A thread running through Jonathan's career was his love of travel and international collaboration. His extensive international contacts helped prepare him for a major role in the CLIOH project, founded in 1999 with the ambition of “building a European cultural space” and providing a common forum for the development of a collaborative approach to history teaching in universities across Europe. With the growth of the European Union, this body evolved to take on a special role in seeking to integrate the newer member countries and those on the European periphery into a more established academic community. Together with Ausma Cimdiņa Jonathan edited two of the nine volumes published in the CLIOH Workshop and CLIOH Workshop II projects, and he was an ever present figure at the group's meetings. Between 2005 and 2012 he served on the Management Group of the CLIOHRES.net European Network of Excellence.

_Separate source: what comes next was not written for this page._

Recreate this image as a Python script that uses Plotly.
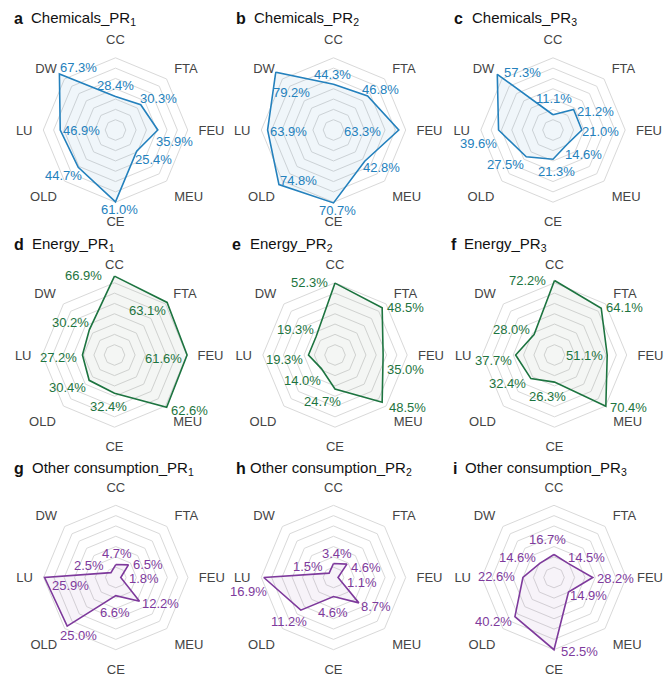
import math
import plotly.graph_objects as go

# Axes of every radar, clockwise from the top
categories = ["CC", "FTA", "FEU", "MEU", "CE", "OLD", "LU", "DW"]

# Shares (%) per panel, in the order of `categories`
chem_pr1 = [28.4, 30.3, 35.9, 25.4, 61.0, 44.7, 46.9, 67.3]
chem_pr2 = [44.3, 46.8, 63.3, 42.8, 70.7, 74.8, 63.9, 79.2]
chem_pr3 = [11.1, 21.2, 21.0, 14.6, 21.3, 27.5, 39.6, 57.3]
energy_pr1 = [66.9, 63.1, 61.6, 62.6, 32.4, 30.4, 27.2, 30.2]
energy_pr2 = [52.3, 48.5, 35.0, 48.5, 24.7, 14.0, 19.3, 19.3]
energy_pr3 = [72.2, 64.1, 51.1, 70.4, 26.3, 32.4, 37.7, 28.0]
other_pr1 = [4.7, 6.5, 1.8, 12.2, 6.6, 25.0, 25.9, 2.5]
other_pr2 = [3.4, 4.6, 1.1, 8.7, 4.6, 11.2, 16.9, 1.5]
other_pr3 = [16.7, 14.5, 28.2, 14.9, 52.5, 40.2, 22.6, 14.6]

panel_letters = ["a", "b", "c", "d", "e", "f", "g", "h", "i"]
panel_names = ["Chemicals_PR", "Chemicals_PR", "Chemicals_PR",
               "Energy_PR", "Energy_PR", "Energy_PR",
               "Other consumption_PR", "Other consumption_PR", "Other consumption_PR"]
panel_subs = ["1", "2", "3", "1", "2", "3", "1", "2", "3"]

series = [chem_pr1, chem_pr2, chem_pr3,
          energy_pr1, energy_pr2, energy_pr3,
          other_pr1, other_pr2, other_pr3]

BLUE = "#2481bd"
GREEN = "#1d7440"
PURPLE = "#7e3a9c"
line_colors = [BLUE] * 3 + [GREEN] * 3 + [PURPLE] * 3
fill_colors = (["rgba(36,129,189,0.07)"] * 3 + ["rgba(60,100,70,0.06)"] * 3
               + ["rgba(126,58,156,0.06)"] * 3)

# pixel offset (dx, dy; y downwards) of each value label's centre from its vertex
label_offsets = [
    [(0, -11), (18, -6), (17, 11), (17, 8), (4, 8), (-15, 8), (21, 0), (19, -6)],
    [(-1, -10), (13, -6), (-36, 1), (17, 6), (4, 8), (20, -4), (21, 1), (16, 20)],
    [(1, -16), (22, 2), (19, 1), (16, 10), (3, 12), (-21, 8), (-20, 13), (25, -2)],
    [(-31, -1), (-20, 8), (-24, 3), (23, 3), (-6, 13), (-22, 7), (-24, 2), (-19, -7)],
    [(-26, -1), (23, 0), (22, 14), (25, 5), (-13, 13), (-19, 12), (-24, 4), (-21, -7)],
    [(-27, 0), (23, -1), (-23, 0), (23, 1), (-7, 14), (-23, 5), (-22, 5), (-23, -5)],
    [(1, -11), (20, 0), (23, 1), (21, 2), (-1, 17), (11, 9), (26, 8), (-22, -7)],
    [(4, -10), (19, 3), (24, 5), (17, 4), (0, 16), (-12, 11), (-15, 14), (-21, -7)],
    [(-7, -15), (18, -6), (23, 1), (20, 4), (25, 2), (-21, 5), (-26, -1), (-22, -6)],
]

W, H = 666, 676
centers_x = [[115.5, 333.5, 553], [114.5, 335, 554.5], [115.8, 333.5, 554]]
centers_y = [130, 355, 577.5]
title_y = [19, 244, 468]
letter_x = [[12, 234, 452], [12, 230, 449], [12, 234, 451]]
name_x = [[29, 252, 470], [30, 248, 462], [30, 248, 463]]
R = 82.5
N_RINGS = 8
FONT = "Arial, Liberation Sans, sans-serif"

fig = go.Figure()
layout_polars = {}
annotations = []

for k, vals in enumerate(series):
    row, col = divmod(k, 3)
    cx, cy = centers_x[row][col], centers_y[row]
    pid = "polar" if k == 0 else f"polar{k + 1}"
    rmax = math.ceil(max(vals) / 10.0) * 10
    rings = [rmax * (i + 1) / N_RINGS for i in range(N_RINGS)]

    closed_r = vals + [vals[0]]
    closed_t = categories + [categories[0]]
    fig.add_trace(go.Scatterpolar(
        r=closed_r, theta=closed_t, mode="lines", fill="toself",
        fillcolor=fill_colors[k],
        line=dict(color=line_colors[k], width=1.6),
        subplot=pid, showlegend=False, hoverinfo="skip"))

    layout_polars[pid] = dict(
        domain=dict(x=[(cx - R) / W, (cx + R) / W],
                    y=[1 - (cy + R) / H, 1 - (cy - R) / H]),
        gridshape="linear",
        bgcolor="rgba(0,0,0,0)",
        radialaxis=dict(range=[0, rmax], tickvals=rings, showticklabels=False,
                        ticks="", showline=False, gridcolor="#d9d9d9",
                        gridwidth=1.2),
        angularaxis=dict(direction="clockwise", rotation=90,
                         showgrid=False, showline=False, ticks="",
                         tickfont=dict(family=FONT, size=13, color="#444444")),
    )

    # value labels, placed next to the vertex each one describes
    n = len(categories)
    for j, v in enumerate(vals):
        ang = 2 * math.pi * j / n
        rp = v / rmax * R
        px = cx + rp * math.sin(ang)
        py = cy - rp * math.cos(ang)
        dx, dy = label_offsets[k][j]
        annotations.append(dict(
            x=px / W, y=1 - py / H, xref="paper", yref="paper",
            xshift=dx, yshift=-dy, xanchor="center", yanchor="middle",
            showarrow=False, text=f"{v:.1f}%",
            font=dict(family=FONT, size=13, color=line_colors[k])))

    ty = 1 - title_y[row] / H
    annotations.append(dict(
        x=letter_x[row][col] / W, y=ty, xref="paper", yref="paper",
        xanchor="left", yanchor="middle", showarrow=False,
        text=f"<b>{panel_letters[k]}</b>",
        font=dict(family=FONT, size=16, color="#111111")))
    annotations.append(dict(
        x=name_x[row][col] / W, y=ty, xref="paper", yref="paper",
        xanchor="left", yanchor="middle", showarrow=False,
        text=f"{panel_names[k]}<sub>{panel_subs[k]}</sub>",
        font=dict(family=FONT, size=15, color="#111111")))

fig.update_layout(
    width=W, height=H,
    margin=dict(l=0, r=0, t=0, b=0),
    paper_bgcolor="white", plot_bgcolor="white",
    annotations=annotations,
    **layout_polars,
)

fig.write_html("out.html")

By this time, though, Jonathan's attention had turned to the subject that preoccupied him in the final phase of his academic career: art and painting. He brought a love and passion for the visual arts to his close study of GDR painting, travelling to visit and speak to artists who had lived and worked in East Germany, and seeking to place their work in a longer continuum of German and indeed European cultural history. He spoke on German visual culture at many conferences in Europe and North America, and even on the RMS Queen Mary 2 traveling between the two continents. He published articles on Socialist Realism and other aspects of German visual culture in scholarly journals in Germany and in Britain, and he became an established exhibition reviewer for The Art Book and The Burlington Magazine. In the last year he was working on what would have been a highly revealing contextual study of the painter Horst Schlossar. Many of us were privileged to hear him speaking on individual paintings and painters in Cardiff and elsewhere at academic conferences, and to benefit from his ability to relate insights from worlds of European culture seemingly remote from one another chronologically, geographically, and thematically. It is profoundly sad and disappointing that the prospect of Jonathan bringing together his panoramic knowledge of German culture and history in a larger study of modern German painting has been frustrated by his untimely death in June 2014.
Jonathan leaves a legacy not only in his publications but also in the memories of his students and colleagues, who benefited from his kindness, learning, and wisdom. Before his death he established a special collection of press cuttings, archival materials, and books relating to GDR society in the University Library at Cardiff: this will no doubt benefit future students and researchers, and it is hoped that a trust fund will be established in his name.